STATED GOAL =>
Write out every line of the material exactly as it appears.

DATA SHOWN =>
□ □ □ □ □ □ □

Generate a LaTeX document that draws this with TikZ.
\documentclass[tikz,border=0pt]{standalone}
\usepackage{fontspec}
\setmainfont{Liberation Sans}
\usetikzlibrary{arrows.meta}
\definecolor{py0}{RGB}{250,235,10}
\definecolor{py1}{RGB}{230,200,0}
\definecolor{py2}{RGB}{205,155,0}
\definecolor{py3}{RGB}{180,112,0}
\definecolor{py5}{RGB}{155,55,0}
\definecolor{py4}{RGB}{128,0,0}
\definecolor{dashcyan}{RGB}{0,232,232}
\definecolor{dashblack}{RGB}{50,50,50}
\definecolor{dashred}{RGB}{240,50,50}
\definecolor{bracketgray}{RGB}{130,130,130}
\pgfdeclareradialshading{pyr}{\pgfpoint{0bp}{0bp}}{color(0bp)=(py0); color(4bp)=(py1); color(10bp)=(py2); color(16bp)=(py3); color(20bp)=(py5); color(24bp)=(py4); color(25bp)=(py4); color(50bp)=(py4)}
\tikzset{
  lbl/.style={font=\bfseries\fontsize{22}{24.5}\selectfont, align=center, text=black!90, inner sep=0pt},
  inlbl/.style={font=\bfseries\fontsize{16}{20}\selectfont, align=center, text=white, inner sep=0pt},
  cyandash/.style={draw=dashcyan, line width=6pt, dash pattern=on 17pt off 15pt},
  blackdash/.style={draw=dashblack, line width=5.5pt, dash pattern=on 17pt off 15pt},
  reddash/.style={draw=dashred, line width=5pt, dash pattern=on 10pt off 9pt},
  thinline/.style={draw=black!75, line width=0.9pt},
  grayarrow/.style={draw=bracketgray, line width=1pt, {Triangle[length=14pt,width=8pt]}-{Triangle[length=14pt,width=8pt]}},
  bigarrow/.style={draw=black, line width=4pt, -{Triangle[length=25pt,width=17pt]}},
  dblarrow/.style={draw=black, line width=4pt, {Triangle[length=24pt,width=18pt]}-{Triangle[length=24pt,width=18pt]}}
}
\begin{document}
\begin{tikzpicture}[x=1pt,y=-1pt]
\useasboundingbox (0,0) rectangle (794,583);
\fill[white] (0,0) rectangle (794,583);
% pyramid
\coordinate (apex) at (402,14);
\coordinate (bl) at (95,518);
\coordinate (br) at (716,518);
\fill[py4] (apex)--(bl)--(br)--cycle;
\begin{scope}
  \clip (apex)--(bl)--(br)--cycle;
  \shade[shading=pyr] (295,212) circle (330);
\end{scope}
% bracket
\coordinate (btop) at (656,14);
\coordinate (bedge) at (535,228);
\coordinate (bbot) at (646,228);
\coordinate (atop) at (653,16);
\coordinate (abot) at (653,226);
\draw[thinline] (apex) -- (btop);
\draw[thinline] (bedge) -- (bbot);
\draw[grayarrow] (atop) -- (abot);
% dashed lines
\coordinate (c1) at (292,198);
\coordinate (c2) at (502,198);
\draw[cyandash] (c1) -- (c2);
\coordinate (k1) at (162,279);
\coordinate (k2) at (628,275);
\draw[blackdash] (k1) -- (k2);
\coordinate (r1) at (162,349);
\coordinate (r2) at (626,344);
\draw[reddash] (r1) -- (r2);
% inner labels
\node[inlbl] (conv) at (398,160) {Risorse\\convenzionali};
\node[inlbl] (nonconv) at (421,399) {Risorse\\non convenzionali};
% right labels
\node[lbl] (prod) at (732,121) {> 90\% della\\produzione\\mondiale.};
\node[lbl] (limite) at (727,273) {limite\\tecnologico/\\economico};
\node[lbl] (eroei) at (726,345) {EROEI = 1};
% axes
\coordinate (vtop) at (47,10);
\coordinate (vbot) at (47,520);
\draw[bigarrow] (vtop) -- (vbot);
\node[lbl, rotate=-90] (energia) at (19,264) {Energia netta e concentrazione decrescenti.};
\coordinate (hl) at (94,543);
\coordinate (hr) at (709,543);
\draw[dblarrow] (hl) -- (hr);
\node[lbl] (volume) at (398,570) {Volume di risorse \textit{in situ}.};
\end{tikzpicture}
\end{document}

□ □ □ □ □ □ □

OUTPUT FOR THIS TASK =>
Generate a LaTeX document that draws this with TikZ.
\documentclass[tikz,border=0pt]{standalone}
\usepackage{fontspec}
\setmainfont{Liberation Sans}
\usetikzlibrary{arrows.meta}
\definecolor{py0}{RGB}{250,235,10}
\definecolor{py1}{RGB}{230,200,0}
\definecolor{py2}{RGB}{205,155,0}
\definecolor{py3}{RGB}{180,112,0}
\definecolor{py5}{RGB}{155,55,0}
\definecolor{py4}{RGB}{128,0,0}
\definecolor{dashcyan}{RGB}{0,232,232}
\definecolor{dashblack}{RGB}{50,50,50}
\definecolor{dashred}{RGB}{240,50,50}
\definecolor{bracketgray}{RGB}{130,130,130}
\pgfdeclareradialshading{pyr}{\pgfpoint{0bp}{0bp}}{color(0bp)=(py0); color(4bp)=(py1); color(10bp)=(py2); color(16bp)=(py3); color(20bp)=(py5); color(24bp)=(py4); color(25bp)=(py4); color(50bp)=(py4)}
\tikzset{
  lbl/.style={font=\bfseries\fontsize{22}{24.5}\selectfont, align=center, text=black!90, inner sep=0pt},
  inlbl/.style={font=\bfseries\fontsize{16}{20}\selectfont, align=center, text=white, inner sep=0pt},
  cyandash/.style={draw=dashcyan, line width=6pt, dash pattern=on 17pt off 15pt},
  blackdash/.style={draw=dashblack, line width=5.5pt, dash pattern=on 17pt off 15pt},
  reddash/.style={draw=dashred, line width=5pt, dash pattern=on 10pt off 9pt},
  thinline/.style={draw=black!75, line width=0.9pt},
  grayarrow/.style={draw=bracketgray, line width=1pt, {Triangle[length=14pt,width=8pt]}-{Triangle[length=14pt,width=8pt]}},
  bigarrow/.style={draw=black, line width=4pt, -{Triangle[length=25pt,width=17pt]}},
  dblarrow/.style={draw=black, line width=4pt, {Triangle[length=24pt,width=18pt]}-{Triangle[length=24pt,width=18pt]}}
}
\begin{document}
\begin{tikzpicture}[x=1pt,y=-1pt]
\useasboundingbox (0,0) rectangle (794,583);
\fill[white] (0,0) rectangle (794,583);
% pyramid
\coordinate (apex) at (402,14);
\coordinate (bl) at (95,518);
\coordinate (br) at (716,518);
\fill[py4] (apex)--(bl)--(br)--cycle;
\begin{scope}
  \clip (apex)--(bl)--(br)--cycle;
  \shade[shading=pyr] (295,212) circle (330);
\end{scope}
% bracket
\coordinate (btop) at (656,14);
\coordinate (bedge) at (535,228);
\coordinate (bbot) at (646,228);
\coordinate (atop) at (653,16);
\coordinate (abot) at (653,226);
\draw[thinline] (apex) -- (btop);
\draw[thinline] (bedge) -- (bbot);
\draw[grayarrow] (atop) -- (abot);
% dashed lines
\coordinate (c1) at (292,198);
\coordinate (c2) at (502,198);
\draw[cyandash] (c1) -- (c2);
\coordinate (k1) at (162,279);
\coordinate (k2) at (628,275);
\draw[blackdash] (k1) -- (k2);
\coordinate (r1) at (162,349);
\coordinate (r2) at (626,344);
\draw[reddash] (r1) -- (r2);
% inner labels
\node[inlbl] (conv) at (398,160) {Risorse\\convenzionali};
\node[inlbl] (nonconv) at (421,399) {Risorse\\non convenzionali};
% right labels
\node[lbl] (prod) at (732,121) {> 90\% della\\produzione\\mondiale.};
\node[lbl] (limite) at (727,273) {limite\\tecnologico/\\economico};
\node[lbl] (eroei) at (726,345) {EROEI = 1};
% axes
\coordinate (vtop) at (47,10);
\coordinate (vbot) at (47,520);
\draw[bigarrow] (vtop) -- (vbot);
\node[lbl, rotate=-90] (energia) at (19,264) {Energia netta e concentrazione decrescenti.};
\coordinate (hl) at (94,543);
\coordinate (hr) at (709,543);
\draw[dblarrow] (hl) -- (hr);
\node[lbl] (volume) at (398,570) {Volume di risorse \textit{in situ}.};
\end{tikzpicture}
\end{document}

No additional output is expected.